■ What the task requires
How many lines in this data contain the string "LaTeX"? Reply with the number only.

■ Source material

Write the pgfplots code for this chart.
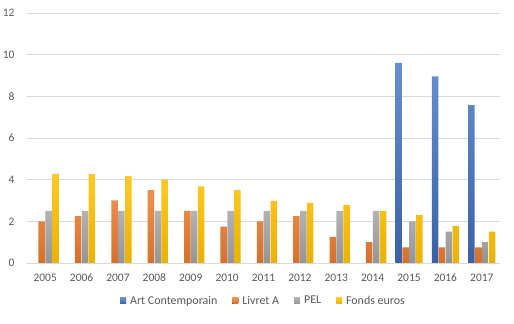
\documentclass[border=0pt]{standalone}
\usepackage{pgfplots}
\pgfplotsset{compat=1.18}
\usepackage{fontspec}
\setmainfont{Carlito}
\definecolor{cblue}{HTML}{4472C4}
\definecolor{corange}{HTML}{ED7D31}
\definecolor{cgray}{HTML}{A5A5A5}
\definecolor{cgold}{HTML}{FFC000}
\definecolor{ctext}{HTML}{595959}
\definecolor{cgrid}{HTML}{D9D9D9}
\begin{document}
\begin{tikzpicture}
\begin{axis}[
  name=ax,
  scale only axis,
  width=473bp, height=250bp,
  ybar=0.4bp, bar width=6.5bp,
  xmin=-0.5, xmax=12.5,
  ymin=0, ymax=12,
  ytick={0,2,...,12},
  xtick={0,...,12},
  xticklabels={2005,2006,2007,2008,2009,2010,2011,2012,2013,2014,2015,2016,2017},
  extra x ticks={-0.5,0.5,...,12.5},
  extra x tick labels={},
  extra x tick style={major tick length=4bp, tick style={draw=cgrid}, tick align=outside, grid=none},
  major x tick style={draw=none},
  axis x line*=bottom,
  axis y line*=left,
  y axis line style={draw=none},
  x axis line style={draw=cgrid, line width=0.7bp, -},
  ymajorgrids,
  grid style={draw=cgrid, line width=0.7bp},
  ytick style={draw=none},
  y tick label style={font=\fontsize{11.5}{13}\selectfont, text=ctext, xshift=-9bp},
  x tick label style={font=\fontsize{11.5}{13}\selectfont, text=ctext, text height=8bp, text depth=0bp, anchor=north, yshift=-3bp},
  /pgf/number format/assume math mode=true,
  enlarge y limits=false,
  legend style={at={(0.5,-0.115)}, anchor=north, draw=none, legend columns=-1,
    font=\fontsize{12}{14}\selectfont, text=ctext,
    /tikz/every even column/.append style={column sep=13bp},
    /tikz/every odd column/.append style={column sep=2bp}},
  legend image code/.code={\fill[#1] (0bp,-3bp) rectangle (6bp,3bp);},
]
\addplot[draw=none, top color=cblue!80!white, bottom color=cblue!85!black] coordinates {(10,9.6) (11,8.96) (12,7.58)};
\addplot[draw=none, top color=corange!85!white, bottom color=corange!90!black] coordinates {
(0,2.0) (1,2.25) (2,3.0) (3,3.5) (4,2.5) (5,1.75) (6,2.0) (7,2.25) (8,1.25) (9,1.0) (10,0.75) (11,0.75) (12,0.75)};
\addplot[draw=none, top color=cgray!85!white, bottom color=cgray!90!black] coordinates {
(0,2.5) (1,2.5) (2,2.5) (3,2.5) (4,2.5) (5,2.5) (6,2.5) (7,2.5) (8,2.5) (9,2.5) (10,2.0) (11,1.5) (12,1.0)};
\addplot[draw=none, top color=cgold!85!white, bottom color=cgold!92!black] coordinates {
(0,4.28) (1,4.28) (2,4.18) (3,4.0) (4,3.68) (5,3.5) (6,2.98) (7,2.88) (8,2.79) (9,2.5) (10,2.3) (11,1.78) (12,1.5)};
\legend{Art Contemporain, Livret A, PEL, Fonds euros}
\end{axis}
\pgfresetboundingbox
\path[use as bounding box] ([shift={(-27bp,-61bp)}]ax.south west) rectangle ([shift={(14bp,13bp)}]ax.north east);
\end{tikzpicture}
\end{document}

--

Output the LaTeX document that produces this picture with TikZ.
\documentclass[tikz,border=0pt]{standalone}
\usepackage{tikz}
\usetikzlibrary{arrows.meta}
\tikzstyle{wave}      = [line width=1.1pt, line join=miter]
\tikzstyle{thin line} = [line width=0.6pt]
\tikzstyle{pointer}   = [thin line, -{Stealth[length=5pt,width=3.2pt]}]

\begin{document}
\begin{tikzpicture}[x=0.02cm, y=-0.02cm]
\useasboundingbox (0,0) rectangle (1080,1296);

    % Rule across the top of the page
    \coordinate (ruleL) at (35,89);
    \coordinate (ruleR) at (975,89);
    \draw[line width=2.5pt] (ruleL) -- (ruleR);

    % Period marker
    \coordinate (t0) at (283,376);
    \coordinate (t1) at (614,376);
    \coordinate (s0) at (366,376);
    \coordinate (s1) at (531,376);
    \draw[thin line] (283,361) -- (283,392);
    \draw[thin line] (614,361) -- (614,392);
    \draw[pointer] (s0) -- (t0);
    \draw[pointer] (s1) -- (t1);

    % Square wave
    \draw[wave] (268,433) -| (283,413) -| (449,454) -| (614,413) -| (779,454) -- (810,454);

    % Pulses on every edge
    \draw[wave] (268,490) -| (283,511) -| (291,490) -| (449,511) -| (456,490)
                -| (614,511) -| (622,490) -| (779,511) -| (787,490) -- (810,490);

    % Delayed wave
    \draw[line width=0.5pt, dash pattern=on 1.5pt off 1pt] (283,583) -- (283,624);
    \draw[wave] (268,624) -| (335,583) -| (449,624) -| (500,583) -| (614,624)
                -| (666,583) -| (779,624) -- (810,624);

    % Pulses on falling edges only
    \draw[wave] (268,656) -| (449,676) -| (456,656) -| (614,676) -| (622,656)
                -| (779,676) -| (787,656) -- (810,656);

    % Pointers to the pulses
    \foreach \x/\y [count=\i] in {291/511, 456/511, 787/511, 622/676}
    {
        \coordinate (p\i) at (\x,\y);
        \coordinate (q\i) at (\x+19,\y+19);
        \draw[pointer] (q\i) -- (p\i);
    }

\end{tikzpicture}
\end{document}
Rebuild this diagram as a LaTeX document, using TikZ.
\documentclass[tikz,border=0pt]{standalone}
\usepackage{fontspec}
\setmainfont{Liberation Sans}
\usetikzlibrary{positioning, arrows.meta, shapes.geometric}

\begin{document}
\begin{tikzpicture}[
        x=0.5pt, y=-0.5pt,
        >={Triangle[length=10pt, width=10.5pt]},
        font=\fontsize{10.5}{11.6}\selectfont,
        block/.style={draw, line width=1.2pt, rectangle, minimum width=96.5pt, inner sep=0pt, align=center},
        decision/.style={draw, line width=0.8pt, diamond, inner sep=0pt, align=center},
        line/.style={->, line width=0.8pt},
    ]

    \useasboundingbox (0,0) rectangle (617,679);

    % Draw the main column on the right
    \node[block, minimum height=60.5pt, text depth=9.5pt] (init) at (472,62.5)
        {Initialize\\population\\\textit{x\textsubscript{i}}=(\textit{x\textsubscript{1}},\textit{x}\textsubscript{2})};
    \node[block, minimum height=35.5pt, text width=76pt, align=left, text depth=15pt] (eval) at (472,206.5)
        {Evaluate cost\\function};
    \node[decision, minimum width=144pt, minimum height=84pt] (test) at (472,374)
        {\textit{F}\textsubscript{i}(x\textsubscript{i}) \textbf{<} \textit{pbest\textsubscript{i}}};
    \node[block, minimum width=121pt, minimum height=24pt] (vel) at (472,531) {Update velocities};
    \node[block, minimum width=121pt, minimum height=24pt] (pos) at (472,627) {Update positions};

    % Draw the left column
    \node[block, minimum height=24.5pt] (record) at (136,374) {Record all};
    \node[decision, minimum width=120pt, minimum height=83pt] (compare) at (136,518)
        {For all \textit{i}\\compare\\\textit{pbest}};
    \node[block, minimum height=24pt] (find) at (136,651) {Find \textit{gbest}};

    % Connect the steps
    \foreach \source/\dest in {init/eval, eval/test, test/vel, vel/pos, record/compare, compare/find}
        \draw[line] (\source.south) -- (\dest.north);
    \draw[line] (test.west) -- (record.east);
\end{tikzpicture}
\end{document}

■ Result of the exercise
2